> _Source records_
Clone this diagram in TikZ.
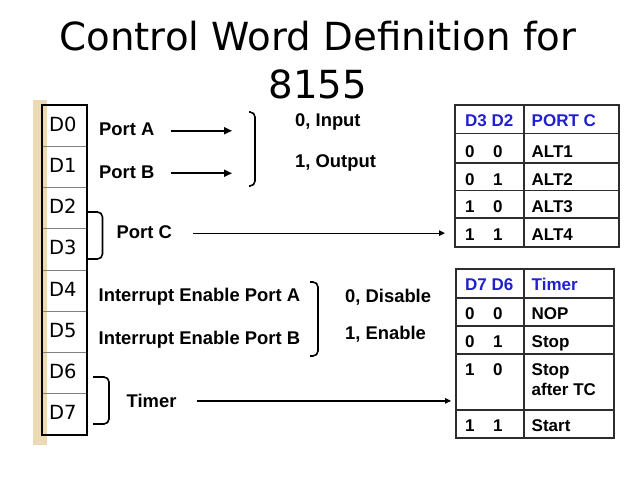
\documentclass[tikz,border=0pt]{standalone}
\usepackage{fontspec}
\setmainfont{DejaVu Sans}
\newfontfamily\labelfont{Liberation Sans}
\usetikzlibrary{arrows.meta}
\definecolor{tanstrip}{RGB}{236,218,180}
\definecolor{hdrblue}{RGB}{32,32,204}
\definecolor{tabgray}{RGB}{45,45,45}
\tikzset{
  lbl/.style={font=\labelfont\bfseries\fontsize{18.4}{21}\selectfont, anchor=base west, inner sep=0pt},
  cell/.style={font=\labelfont\bfseries\fontsize{17}{20}\selectfont, anchor=base west, inner sep=0pt},
  hdr/.style={cell, text=hdrblue},
  bitlbl/.style={font=\fontsize{19.5}{22}\selectfont, anchor=base west, inner sep=0pt},
  brk/.style={line width=1.6pt, rounded corners=5pt},
  arr/.style={-{Triangle[length=8pt,width=7pt]}, line width=1.8pt},
  longarr/.style={-{Triangle[length=6pt,width=5.5pt]}, line width=1.2pt},
  tabline/.style={line width=1.5pt, tabgray},
}
\begin{document}
\begin{tikzpicture}[x=1pt, y=-1pt]
    \useasboundingbox (0,0) rectangle (638,479);
    % title
    \node[font=\fontsize{38.7}{48}\selectfont, anchor=base] (title1) at (318,50) {Control Word Definition for};
    \node[font=\fontsize{38.7}{48}\selectfont, anchor=base] (title2) at (318,98) {8155};
    % control register
    \fill[tanstrip] (33,100) rectangle (47,445);
    \foreach \i in {1,...,7}
        \draw[gray, line width=0.7pt] (42,{105+41.25*\i}) -- (87,{105+41.25*\i});
    \draw[line width=1.3pt] (42,105) rectangle (87,435);
    \foreach \i in {0,...,7}
        \node[bitlbl] (d\i) at (49,{105+41.25*\i+26}) {D\i};
    % port A and B
    \coordinate (abend) at (232,0);
    \node[lbl] (porta) at (99,135.5) {Port A};
    \node[lbl] (portb) at (99,178) {Port B};
    \draw[arr] ([xshift=16pt,yshift=-1.5pt]porta.east) -- ([yshift=-1.5pt]porta.east -| abend);
    \draw[arr] ([xshift=16pt,yshift=-1.5pt]portb.east) -- ([yshift=-1.5pt]portb.east -| abend);
    \draw[brk] (249,112) -- (255,112) -- (255,186) -- (249,186);
    \node[lbl] (input) at (295,126.5) {0, Input};
    \node[lbl] (output) at (295,167.5) {1, Output};
    % port C
    \draw[brk] (87,212) -- (102.5,212) -- (102.5,259) -- (87,259);
    \node[lbl] (portc) at (116.5,238.5) {Port C};
    % interrupt enable
    \node[lbl] (iea) at (98.5,301) {Interrupt Enable Port A};
    \node[lbl] (ieb) at (98.5,344) {Interrupt Enable Port B};
    \draw[brk] (310,282) -- (318,282) -- (318,356) -- (310,356);
    \node[lbl] (disable) at (345,302.5) {0, Disable};
    \node[lbl] (enable) at (345,339.5) {1, Enable};
    % timer
    \draw[brk] (93,377) -- (109,377) -- (109,424) -- (93,424);
    \node[lbl] (timer) at (126.5,407) {Timer};
    % port C table
    \coordinate (taba) at (455,105);
    \draw[tabline] (455,105) rectangle (619,247);
    \draw[tabline] (524,105) -- (524,247);
    \foreach \y in {133.5,163,190.5,218}
        \draw[tabline] (455,\y) -- (619,\y);
    \node[hdr] (hbitsa) at (465,126) {D3 D2};
    \node[hdr] (hporta) at (531.5,126) {PORT C};
    \foreach \a/\b/\t/\y [count=\k] in {0/0/ALT1/157, 0/1/ALT2/185, 1/0/ALT3/212.5, 1/1/ALT4/240} {
        \node[cell] (ahi\k) at (465,\y) {\a};
        \node[cell] (alo\k) at (493,\y) {\b};
        \node[cell] (alt\k) at (531.5,\y) {\t};
    }
    % timer table
    \coordinate (tabb) at (456,269);
    \draw[tabline] (456,269) rectangle (614,438);
    \draw[tabline] (524,269) -- (524,438);
    \foreach \y in {298,326,354,410}
        \draw[tabline] (456,\y) -- (614,\y);
    \node[hdr] (hbitsb) at (465,290) {D7 D6};
    \node[hdr] (htimer) at (531.5,290) {Timer};
    \foreach \a/\b/\t/\y [count=\k] in {0/0/NOP/319.5, 0/1/Stop/347, 1/0/Stop/375.5, 1/1/Start/431} {
        \node[cell] (bhi\k) at (465,\y) {\a};
        \node[cell] (blo\k) at (493,\y) {\b};
        \node[cell] (mode\k) at (531.5,\y) {\t};
    }
    \node[cell] (aftertc) at (531.5,395) {after TC};
    % connectors to the tables
    \draw[longarr] ([xshift=21pt,yshift=-1pt]portc.east) -- ([xshift=-10pt,yshift=-1pt]portc.east -| taba);
    \draw[longarr] ([xshift=20pt,yshift=-0.5pt]timer.east) -- ([xshift=-5pt,yshift=-0.5pt]timer.east -| tabb);
\end{tikzpicture}
\end{document}
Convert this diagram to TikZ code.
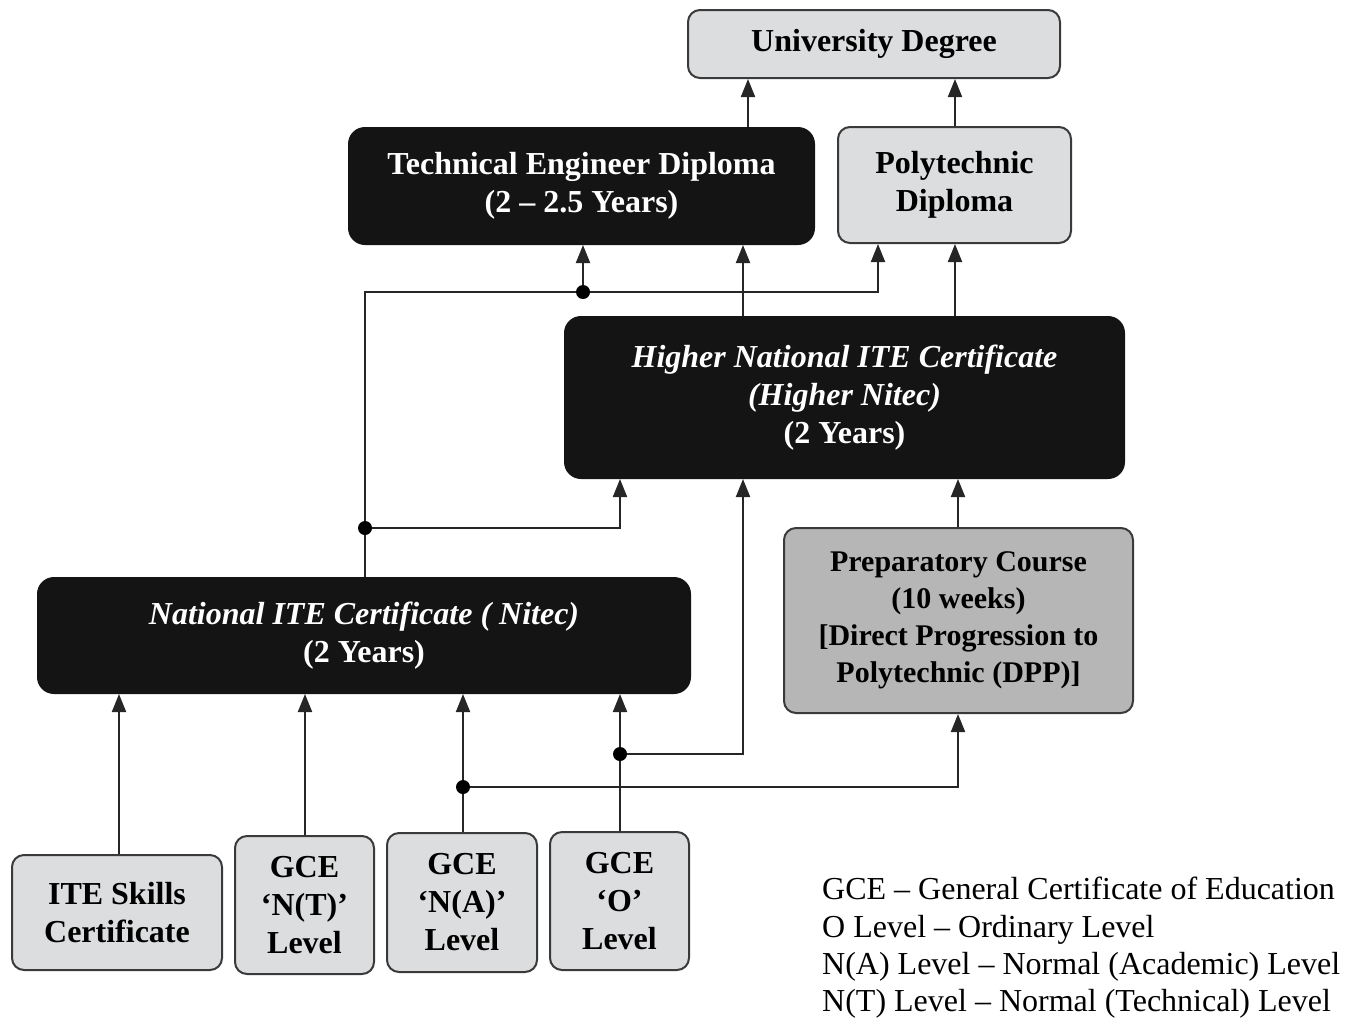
\documentclass[tikz,border=0pt]{standalone}
\usepackage{fontspec}
\setmainfont{Liberation Serif}
\usetikzlibrary{arrows.meta}
\definecolor{lgray}{HTML}{DCDDDE}
\definecolor{mgray}{HTML}{B6B6B6}
\definecolor{edge}{HTML}{3A3A3A}
\definecolor{dark}{HTML}{141414}
\tikzset{
  box/.style={draw=edge, line width=2pt, rounded corners=12pt, align=center, inner sep=0pt,
    font=\fontsize{32}{38}\selectfont\bfseries},
  lbox/.style={box, fill=lgray, text=black},
  gbox/.style={box, fill=mgray, text=black, font=\fontsize{30}{37}\selectfont\bfseries},
  bbox/.style={box, fill=dark, draw=dark, text=white, rounded corners=16pt},
  conn/.style={line width=2pt, draw=black!85},
  arr/.style={conn, -{Triangle[length=18pt,width=14pt]}},
  dot/.style={circle, fill=black, inner sep=0pt, minimum size=14pt}
}
\begin{document}
\begin{tikzpicture}[x=1pt,y=-1pt]
\useasboundingbox (0,0) rectangle (1348,1018);
% boxes
\node[lbox, minimum width=372pt, minimum height=68pt] (univ) at (874,44) {University Degree};
\node[bbox, minimum width=465pt, minimum height=116pt] (ted) at (581.5,186) {Technical Engineer Diploma\\(2 -- 2.5 Years)};
\node[lbox, minimum width=233pt, minimum height=116pt] (poly) at (954.5,185) {Polytechnic\\Diploma};
\node[bbox, minimum width=559pt, minimum height=161pt] (hn) at (844.5,397.5) {\itshape Higher National ITE Certificate\\\itshape (Higher Nitec)\\(2 Years)};
\node[gbox, minimum width=349pt, minimum height=185pt] (prep) at (958.5,620.5) {Preparatory Course\\(10 weeks)\\{[}Direct Progression to\\Polytechnic (DPP){]}};
\node[bbox, minimum width=652pt, minimum height=115pt] (nitec) at (364,635.5) {\itshape National ITE Certificate ( Nitec)\\(2 Years)};
\node[lbox, minimum width=210pt, minimum height=115pt] (ite) at (117,912.5) {ITE Skills\\Certificate};
\node[lbox, minimum width=139pt, minimum height=138pt] (nt) at (304.5,905) {GCE\\`N(T)'\\Level};
\node[lbox, minimum width=150pt, minimum height=139pt] (na) at (462,902.5) {GCE\\`N(A)'\\Level};
\node[lbox, minimum width=139pt, minimum height=138pt] (ol) at (619.5,901) {GCE\\`O'\\Level};
\node[anchor=north west, align=left, inner sep=0pt, font=\fontsize{32}{37.4}\selectfont] (legend) at (822,877)
  {GCE -- General Certificate of Education\\O Level -- Ordinary Level\\N(A) Level -- Normal (Academic) Level\\N(T) Level -- Normal (Technical) Level};
% columns
\coordinate (cA) at (365,0);
\coordinate (cC) at (743,0);
\coordinate (cD) at (878,0);
\coordinate (cE) at (955,0);
\coordinate (cF) at (620,0);
\coordinate (cG) at (958,0);
\coordinate (cH) at (119,0);
\coordinate (cI) at (305,0);
\coordinate (cJ) at (463,0);
\coordinate (cK) at (748,0);
% junctions
\coordinate (j1) at (583,292);
\coordinate (j2) at (365,528);
\coordinate (j3) at (463,787);
\coordinate (j4) at (620,754);
% connectors
\draw[arr] (cK |- ted.north) -- (cK |- univ.south);
\draw[arr] (cE |- poly.north) -- (cE |- univ.south);
\draw[arr] (cA |- nitec.north) -- (cA |- j1) -| (cD |- poly.south);
\draw[arr] (j1) -- (j1 |- ted.south);
\draw[arr] (j2) -| (cF |- hn.south);
\draw[arr] (cC |- hn.north) -- (cC |- ted.south);
\draw[arr] (cE |- hn.north) -- (cE |- poly.south);
\draw[arr] (cG |- prep.north) -- (cG |- hn.south);
\draw[arr] (cH |- ite.north) -- (cH |- nitec.south);
\draw[arr] (cI |- nt.north) -- (cI |- nitec.south);
\draw[arr] (cJ |- na.north) -- (cJ |- nitec.south);
\draw[arr] (cF |- ol.north) -- (cF |- nitec.south);
\draw[arr] (j3) -| (cG |- prep.south);
\draw[arr] (j4) -| (cC |- hn.south);
\node[dot] at (j1) {};
\node[dot] at (j2) {};
\node[dot] at (j3) {};
\node[dot] at (j4) {};
\end{tikzpicture}
\end{document}
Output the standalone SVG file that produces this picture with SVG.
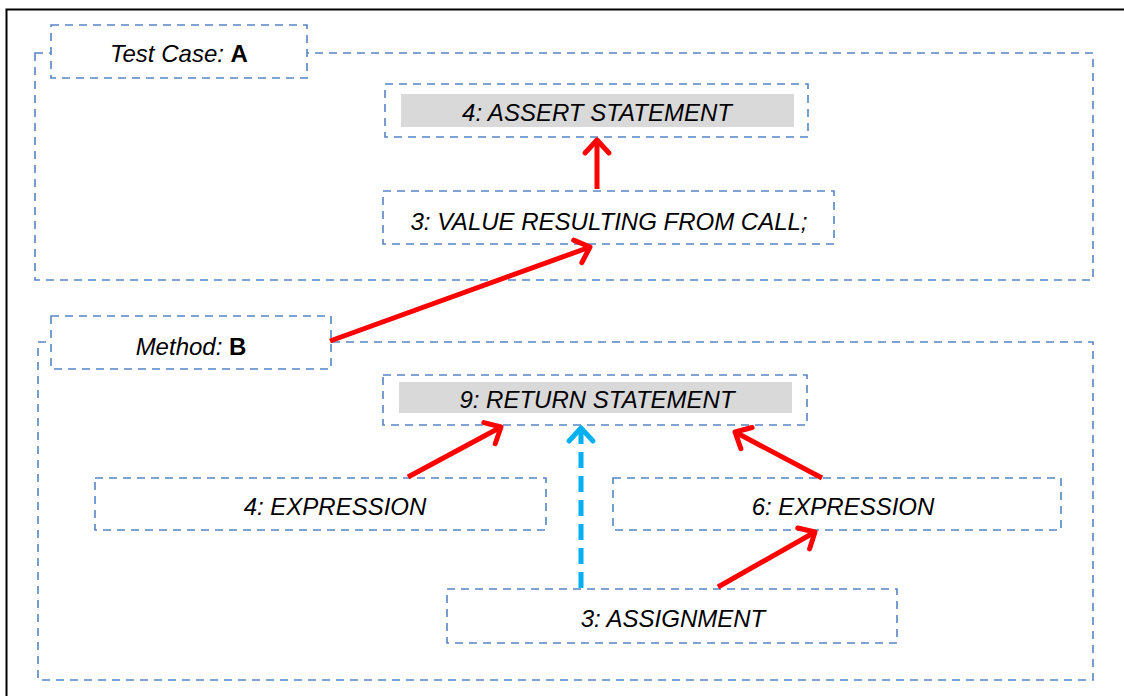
<svg xmlns="http://www.w3.org/2000/svg" width="1124" height="696" viewBox="0 0 1124 696">
<defs>
<style>
.box{fill:none;stroke:#5585c5;stroke-width:1.6;stroke-dasharray:8 6}
.lbl{fill:#fff;stroke:#5585c5;stroke-width:1.6;stroke-dasharray:8 6}
.t{font-family:"Liberation Sans",Arial,sans-serif;font-style:italic;font-size:24px;fill:#000;text-anchor:middle}
.b{font-style:normal;font-weight:bold}
.red{stroke:#ff0000;stroke-width:5;fill:none}
.blue{stroke:#00b0f0;stroke-width:5;fill:none;stroke-dasharray:16 8}
</style>
<marker id="ar" markerUnits="userSpaceOnUse" markerWidth="40" markerHeight="40" viewBox="-20 -20 40 40" refX="0" refY="0" orient="auto">
<path d="M-13,-12 L0,0 L-13,12" fill="none" stroke="#ff0000" stroke-width="5" stroke-linecap="round" stroke-linejoin="round"/>
</marker>
<marker id="ab" markerUnits="userSpaceOnUse" markerWidth="40" markerHeight="40" viewBox="-20 -20 40 40" refX="0" refY="0" orient="auto">
<path d="M-13,-12 L0,0 L-13,12" fill="none" stroke="#00b0f0" stroke-width="5" stroke-linecap="round" stroke-linejoin="round"/>
</marker>
</defs>
<rect x="0" y="0" width="1124" height="696" fill="#fff"/>
<path d="M6.5,696 V9.5 H1124" fill="none" stroke="#000" stroke-width="2"/>

<g id="testcase">
<rect class="box" x="35" y="53" width="1058" height="227"/>
<rect class="lbl" x="51" y="25" width="256" height="53"/>
<text class="t" x="179" y="62">Test Case: <tspan class="b">A</tspan></text>
</g>
<g id="assert">
<rect class="box" x="385" y="84" width="423" height="53"/>
<rect x="401" y="94" width="393" height="33" fill="#d9d9d9"/>
<text class="t" x="597" y="121">4: ASSERT STATEMENT</text>
</g>
<g id="value">
<rect class="box" x="383" y="191" width="451" height="53"/>
<text class="t" x="609" y="230">3: VALUE RESULTING FROM CALL;</text>
</g>

<g id="method">
<rect class="box" x="38" y="342" width="1055" height="338"/>
<rect class="lbl" x="51" y="316" width="280" height="53"/>
<text class="t" x="191" y="355">Method: <tspan class="b">B</tspan></text>
</g>
<g id="return">
<rect class="box" x="383" y="375" width="424" height="50"/>
<rect x="399" y="382" width="393" height="31" fill="#d9d9d9"/>
<text class="t" x="597" y="408">9: RETURN STATEMENT</text>
</g>
<g id="expr4">
<rect class="box" x="95" y="478" width="451" height="52"/>
<text class="t" x="335" y="515">4: EXPRESSION</text>
</g>
<g id="expr6">
<rect class="box" x="613" y="478" width="448" height="52"/>
<text class="t" x="843" y="515">6: EXPRESSION</text>
</g>
<g id="assign">
<rect class="box" x="447" y="589" width="450" height="54"/>
<text class="t" x="673" y="627">3: ASSIGNMENT</text>
</g>

<g id="connectors">
<line class="red" x1="597" y1="189" x2="597" y2="140" marker-end="url(#ar)"/>
<line class="red" x1="330" y1="341" x2="590" y2="247" marker-end="url(#ar)"/>
<line class="red" x1="408" y1="477" x2="501" y2="427" marker-end="url(#ar)"/>
<line class="red" x1="822" y1="478" x2="735" y2="432" marker-end="url(#ar)"/>
<line class="red" x1="718" y1="587" x2="815" y2="532" marker-end="url(#ar)"/>
<line class="blue" x1="581" y1="588" x2="581" y2="428" marker-end="url(#ab)"/>
</g>
</svg>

> _Task directions_
Extract every line above that contains the word "Output".

> _Task result_
    \node[lbl] (output) at (295,167.5) {1, Output};
Output the standalone SVG file that produces this picture with SVG.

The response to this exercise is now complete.